__Written exercise__.
Single out each line with the word "this" and copy it.

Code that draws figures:

(begin)

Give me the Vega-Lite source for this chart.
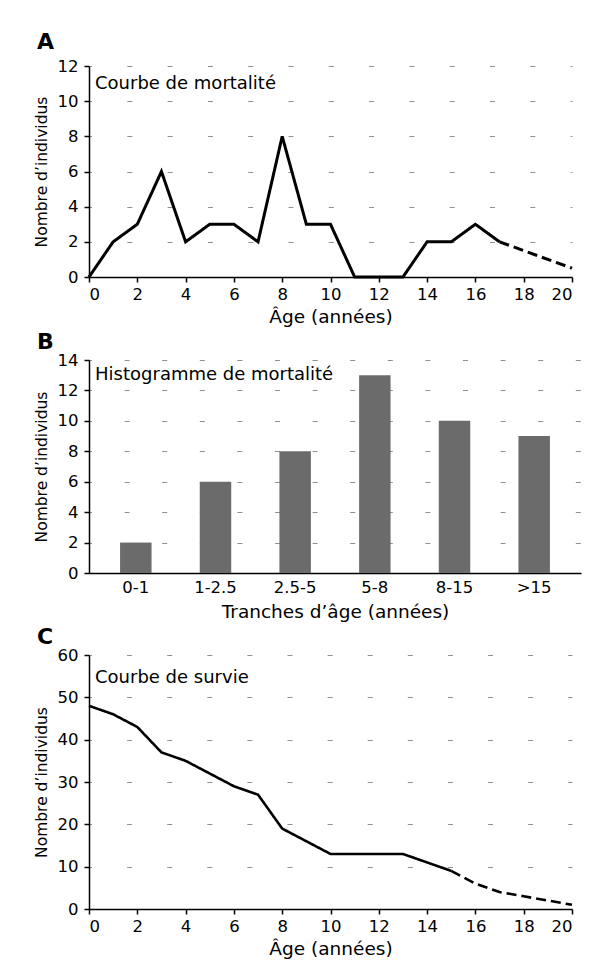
{
  "$schema": "https://vega.github.io/schema/vega-lite/v6.json",
  "background": "white",
  "padding": {"left": 34, "top": 31, "right": 5, "bottom": 5},
  "spacing": 5,
  "config": {
    "font": "DejaVu Sans",
    "view": {"stroke": null},
    "axis": {
      "domainColor": "black", "domainWidth": 1.5, "tickColor": "black", "tickWidth": 1.5, "tickSize": 5,
      "labelColor": "black", "labelFontSize": 16.5, "labelFont": "DejaVu Sans", "labelOverlap": false,
      "titleColor": "black", "titleFontSize": 18.5, "titleFontWeight": "normal", "titleFont": "DejaVu Sans",
      "gridColor": "#8f8f8f", "gridWidth": 1.2
    },
    "axisY": {"labelPadding": 6, "titlePadding": 8, "titleFontSize": 15.5},
    "axisX": {"labelPadding": 4, "titlePadding": 5, "grid": false},
    "title": {"fontSize": 22, "fontWeight": "bold", "anchor": "start", "frame": "group", "dx": -52, "color": "black", "baseline": "alphabetic"}
  },
  "datasets": {
    "mortalite": [
      {"age": 0, "nombre": 0, "trait": "continu"},
      {"age": 1, "nombre": 2, "trait": "continu"},
      {"age": 2, "nombre": 3, "trait": "continu"},
      {"age": 3, "nombre": 6, "trait": "continu"},
      {"age": 4, "nombre": 2, "trait": "continu"},
      {"age": 5, "nombre": 3, "trait": "continu"},
      {"age": 6, "nombre": 3, "trait": "continu"},
      {"age": 7, "nombre": 2, "trait": "continu"},
      {"age": 8, "nombre": 8, "trait": "continu"},
      {"age": 9, "nombre": 3, "trait": "continu"},
      {"age": 10, "nombre": 3, "trait": "continu"},
      {"age": 11, "nombre": 0, "trait": "continu"},
      {"age": 12, "nombre": 0, "trait": "continu"},
      {"age": 13, "nombre": 0, "trait": "continu"},
      {"age": 14, "nombre": 2, "trait": "continu"},
      {"age": 15, "nombre": 2, "trait": "continu"},
      {"age": 16, "nombre": 3, "trait": "continu"},
      {"age": 17, "nombre": 2, "trait": "continu"},
      {"age": 17, "nombre": 2, "trait": "estimé"},
      {"age": 20, "nombre": 0.5, "trait": "estimé"}
    ],
    "histogramme": [
      {"tranche": "0-1", "nombre": 2},
      {"tranche": "1-2.5", "nombre": 6},
      {"tranche": "2.5-5", "nombre": 8},
      {"tranche": "5-8", "nombre": 13},
      {"tranche": "8-15", "nombre": 10},
      {"tranche": ">15", "nombre": 9}
    ],
    "survie": [
      {"age": 0, "nombre": 48, "trait": "continu"},
      {"age": 1, "nombre": 46, "trait": "continu"},
      {"age": 2, "nombre": 43, "trait": "continu"},
      {"age": 3, "nombre": 37, "trait": "continu"},
      {"age": 4, "nombre": 35, "trait": "continu"},
      {"age": 5, "nombre": 32, "trait": "continu"},
      {"age": 6, "nombre": 29, "trait": "continu"},
      {"age": 7, "nombre": 27, "trait": "continu"},
      {"age": 8, "nombre": 19, "trait": "continu"},
      {"age": 9, "nombre": 16, "trait": "continu"},
      {"age": 10, "nombre": 13, "trait": "continu"},
      {"age": 11, "nombre": 13, "trait": "continu"},
      {"age": 12, "nombre": 13, "trait": "continu"},
      {"age": 13, "nombre": 13, "trait": "continu"},
      {"age": 14, "nombre": 11, "trait": "continu"},
      {"age": 15, "nombre": 9, "trait": "continu"},
      {"age": 15, "nombre": 9, "trait": "estimé"},
      {"age": 16, "nombre": 6, "trait": "estimé"},
      {"age": 17, "nombre": 4, "trait": "estimé"},
      {"age": 18, "nombre": 3, "trait": "estimé"},
      {"age": 19, "nombre": 2, "trait": "estimé"},
      {"age": 20, "nombre": 1, "trait": "estimé"}
    ]
  },
  "vconcat": [
    {
      "title": {"text": "A", "offset": 4},
      "width": 483,
      "height": 211,
      "layer": [
        {
          "data": {"name": "mortalite"},
          "mark": {"type": "line", "color": "black", "strokeWidth": 3, "strokeJoin": "miter"},
          "encoding": {
            "x": {"field": "age", "type": "quantitative", "scale": {"domain": [0, 20], "nice": false},
                  "axis": {"values": [0, 2, 4, 6, 8, 10, 12, 14, 16, 18, 20], "title": "Âge (années)"}},
            "y": {"field": "nombre", "type": "quantitative", "scale": {"domain": [0, 12], "nice": false},
                  "axis": {"values": [0, 2, 4, 6, 8, 10, 12], "title": "Nombre d’individus", "grid": true, "gridDash": [5, 35.3], "gridDashOffset": 2.5}},
            "strokeDash": {"field": "trait", "type": "nominal", "scale": {"domain": ["continu", "estimé"], "range": [[1, 0], [10, 5]]}, "legend": null}
          }
        },
        {
          "data": {"values": [{"etiquette": "Courbe de mortalité"}]},
          "mark": {"type": "text", "align": "left", "baseline": "alphabetic", "dx": 6, "fontSize": 18, "color": "black"},
          "encoding": {
            "x": {"datum": 0, "type": "quantitative",
                  "axis": {"values": [0, 2, 4, 6, 8, 10, 12, 14, 16, 18, 20], "title": "Âge (années)"}},
            "y": {"datum": 10.69, "type": "quantitative",
                  "axis": {"values": [0, 2, 4, 6, 8, 10, 12], "title": "Nombre d’individus", "grid": true, "gridDash": [5, 35.3], "gridDashOffset": 2.5}},
            "text": {"field": "etiquette"}
          }
        }
      ]
    },
    {
      "title": {"text": "B", "offset": -2},
      "width": 492,
      "height": 213,
      "layer": [
        {
          "data": {"name": "histogramme"},
          "mark": {"type": "bar", "color": "#6b6b6b"},
          "encoding": {
            "x": {"field": "tranche", "type": "nominal", "sort": null,
                  "scale": {"paddingInner": 0.605, "paddingOuter": 0.39},
                  "axis": {"ticks": false, "labelAngle": 0, "labelPadding": 6, "titlePadding": 7, "title": "Tranches d’âge (années)"}},
            "y": {"field": "nombre", "type": "quantitative", "scale": {"domain": [0, 14], "nice": false},
                  "axis": {"values": [0, 2, 4, 6, 8, 10, 12, 14], "title": "Nombre d’individus", "grid": true, "gridDash": [5, 32.6], "gridDashOffset": 2.5}}
          }
        },
        {
          "data": {"values": [{"etiquette": "Histogramme de mortalité"}]},
          "mark": {"type": "text", "align": "left", "baseline": "alphabetic", "dx": -25, "fontSize": 18, "color": "black"},
          "encoding": {
            "x": {"datum": "0-1", "type": "nominal", "bandPosition": 0,
                  "axis": {"ticks": false, "labelAngle": 0, "labelPadding": 6, "titlePadding": 7, "title": "Tranches d’âge (années)"}},
            "y": {"datum": 12.69, "type": "quantitative",
                  "axis": {"values": [0, 2, 4, 6, 8, 10, 12, 14], "title": "Nombre d’individus", "grid": true, "gridDash": [5, 32.6], "gridDashOffset": 2.5}},
            "text": {"field": "etiquette"}
          }
        }
      ]
    },
    {
      "title": {"text": "C", "offset": -2},
      "width": 483,
      "height": 254,
      "layer": [
        {
          "data": {"name": "survie"},
          "mark": {"type": "line", "color": "black", "strokeWidth": 2.6},
          "encoding": {
            "x": {"field": "age", "type": "quantitative", "scale": {"domain": [0, 20], "nice": false},
                  "axis": {"values": [0, 2, 4, 6, 8, 10, 12, 14, 16, 18, 20], "title": "Âge (années)"}},
            "y": {"field": "nombre", "type": "quantitative", "scale": {"domain": [0, 60], "nice": false},
                  "axis": {"values": [0, 10, 20, 30, 40, 50, 60], "title": "Nombre d’individus", "grid": true, "gridDash": [5, 35.1], "gridDashOffset": 2.5}},
            "strokeDash": {"field": "trait", "type": "nominal", "scale": {"domain": ["continu", "estimé"], "range": [[1, 0], [10, 5]]}, "legend": null}
          }
        },
        {
          "data": {"values": [{"etiquette": "Courbe de survie"}]},
          "mark": {"type": "text", "align": "left", "baseline": "alphabetic", "dx": 6, "fontSize": 18, "color": "black"},
          "encoding": {
            "x": {"datum": 0, "type": "quantitative",
                  "axis": {"values": [0, 2, 4, 6, 8, 10, 12, 14, 16, 18, 20], "title": "Âge (années)"}},
            "y": {"datum": 53.4, "type": "quantitative",
                  "axis": {"values": [0, 10, 20, 30, 40, 50, 60], "title": "Nombre d’individus", "grid": true, "gridDash": [5, 35.1], "gridDashOffset": 2.5}},
            "text": {"field": "etiquette"}
          }
        }
      ]
    }
  ]
}
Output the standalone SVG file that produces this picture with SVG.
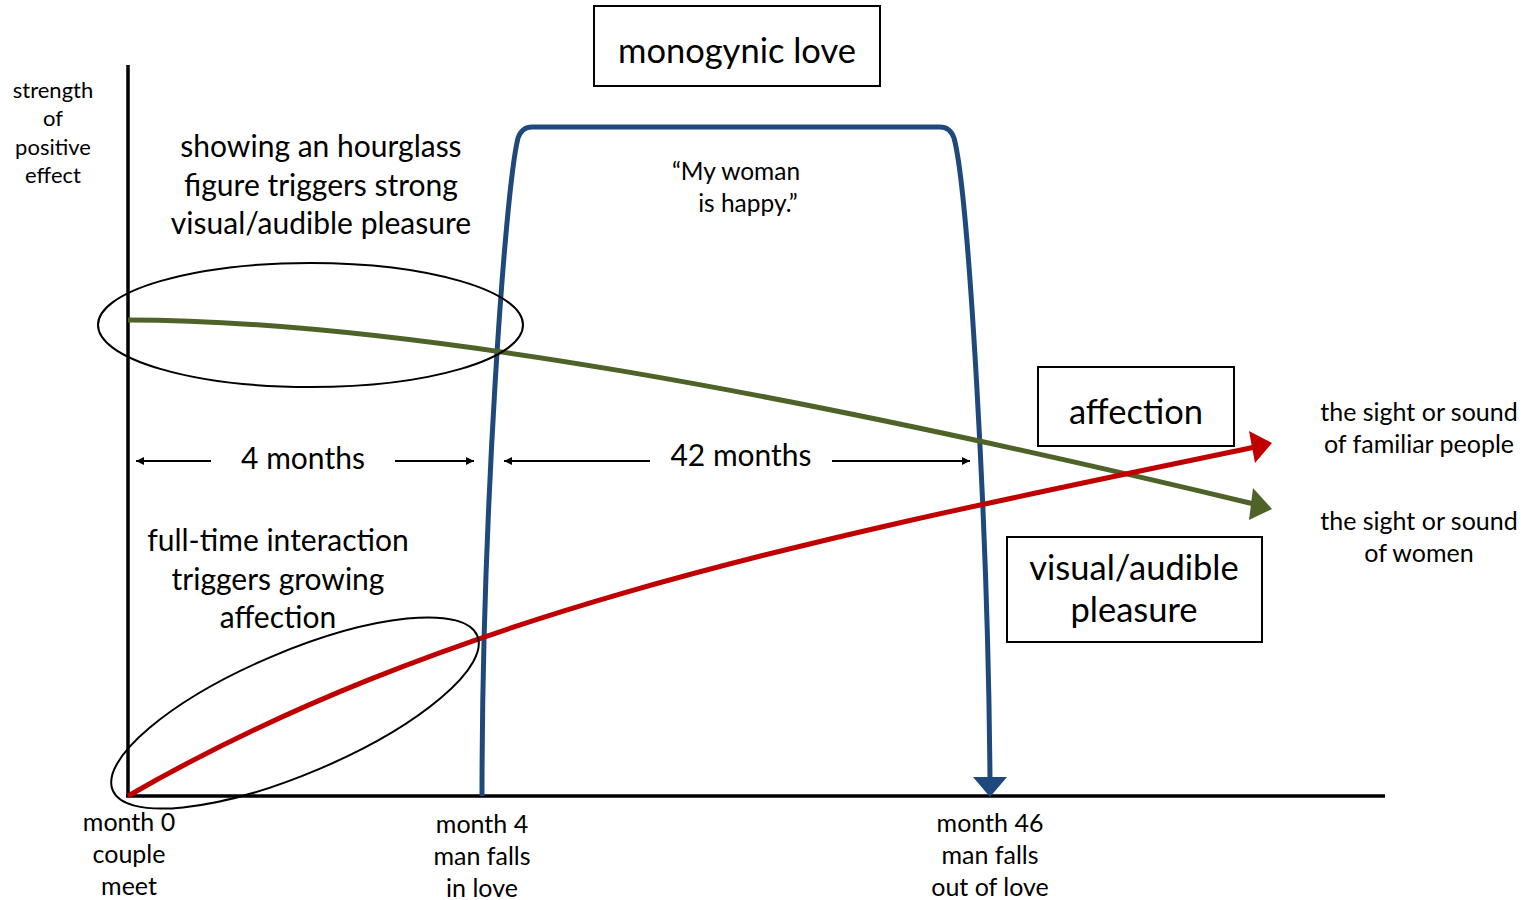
<svg xmlns="http://www.w3.org/2000/svg" width="1533" height="900" viewBox="0 0 1533 900">
  <style>
    text { font-family: Lato, "Open Sans", "Liberation Sans", sans-serif; fill: #000; text-anchor: middle; }
    .sm { font-size: 22px; }
    .qt { font-size: 24.5px; }
    .md { font-size: 25px; }
    .lg { font-size: 30px; }
    .xl { font-size: 34.5px; }
    .box { fill: #fff; stroke: #000; stroke-width: 2; }
    .axis { stroke: #000; stroke-width: 3.5; fill: none; }
    .span { stroke: #000; stroke-width: 2; fill: none; marker-end: url(#spanHead); }
    .ring { fill: none; stroke: #000; stroke-width: 2; }
  </style>
  <defs>
    <marker id="spanHead" viewBox="0 0 10 10" refX="10" refY="5" markerWidth="8" markerHeight="8" markerUnits="userSpaceOnUse" orient="auto">
      <path d="M0,0 L10,5 L0,10 z" fill="#000"/>
    </marker>
  </defs>

  <!-- axes -->
  <g id="axes">
    <line class="axis" x1="128" y1="65" x2="128" y2="797"/>
    <line class="axis" x1="126" y1="796" x2="1385" y2="796"/>
  </g>

  <!-- curves -->
  <g id="connectors">
    <!-- monogynic love -->
    <path d="M482,796 C482,520 505,190 518,138 Q522,127 532,127 L940,127 Q950,127 954,138 C968,190 988,520 990,780" fill="none" stroke="#1F497D" stroke-width="5"/>
    <path d="M973,777 L1007,777 L990,797 z" fill="#1F497D"/>
    <!-- sight or sound of women -->
    <path d="M128,320 C400,320 800,395 1254,504" fill="none" stroke="#4F6228" stroke-width="5"/>
    <path d="M1272,509 L1253,488 L1249,520 z" fill="#4F6228"/>
    <!-- sight or sound of familiar people -->
    <path d="M128,796 C458,605 850,532 1255,447" fill="none" stroke="#C00000" stroke-width="5"/>
    <path d="M1272,443 L1249,431 L1255,463 z" fill="#C00000"/>
    <!-- spans -->
    <line class="span" x1="211" y1="461" x2="136" y2="461"/>
    <line class="span" x1="395" y1="461" x2="474" y2="461"/>
    <line class="span" x1="650" y1="461" x2="504" y2="461"/>
    <line class="span" x1="832" y1="461" x2="970" y2="461"/>
  </g>

  <!-- highlight ellipses -->
  <g id="hourglass-ring">
    <ellipse class="ring" cx="310.5" cy="325" rx="212.5" ry="62"/>
  </g>
  <g id="interaction-ring">
    <ellipse class="ring" cx="295" cy="713" rx="198" ry="61" transform="rotate(-23 295 713)"/>
  </g>

  <!-- labels -->
  <g id="y-label" class="sm">
    <text x="53" y="98">strength</text>
    <text x="53" y="126">of</text>
    <text x="53" y="155">positive</text>
    <text x="53" y="183">effect</text>
  </g>

  <g id="monogynic-love">
    <rect class="box" x="594" y="6" width="286" height="80"/>
    <text class="xl" x="737" y="63">monogynic love</text>
  </g>

  <g id="affection">
    <rect class="box" x="1038" y="367" width="196" height="79"/>
    <text class="xl" x="1136" y="424">affection</text>
  </g>

  <g id="visual-audible-pleasure">
    <rect class="box" x="1007" y="537" width="255" height="105"/>
    <text class="xl" x="1134" y="580">visual/audible</text>
    <text class="xl" x="1134" y="622">pleasure</text>
  </g>

  <g id="hourglass-note" class="lg">
    <text x="321" y="157">showing an hourglass</text>
    <text x="321" y="196">figure triggers strong</text>
    <text x="321" y="234">visual/audible pleasure</text>
  </g>

  <g id="quote" class="qt">
    <text x="736" y="180">“My woman</text>
    <text x="748" y="212">is happy.”</text>
  </g>

  <g id="span-4" class="lg">
    <text x="303" y="469">4 months</text>
  </g>
  <g id="span-42" class="lg">
    <text x="741" y="466">42 months</text>
  </g>

  <g id="interaction-note" class="lg">
    <text x="278" y="551">full-time interaction</text>
    <text x="278" y="590">triggers growing</text>
    <text x="278" y="628">affection</text>
  </g>

  <g id="familiar-label" class="md">
    <text x="1419" y="421">the sight or sound</text>
    <text x="1419" y="453">of familiar people</text>
  </g>
  <g id="women-label" class="md">
    <text x="1419" y="530">the sight or sound</text>
    <text x="1419" y="562">of women</text>
  </g>

  <g id="month-0" class="md">
    <text x="129" y="831">month 0</text>
    <text x="129" y="863">couple</text>
    <text x="129" y="895">meet</text>
  </g>
  <g id="month-4" class="md">
    <text x="482" y="833">month 4</text>
    <text x="482" y="865">man falls</text>
    <text x="482" y="897">in love</text>
  </g>
  <g id="month-46" class="md">
    <text x="990" y="832">month 46</text>
    <text x="990" y="864">man falls</text>
    <text x="990" y="896">out of love</text>
  </g>
</svg>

(end)

__Full output__.
Give me the Vega-Lite source for this chart.
Output the standalone SVG file that produces this picture with SVG.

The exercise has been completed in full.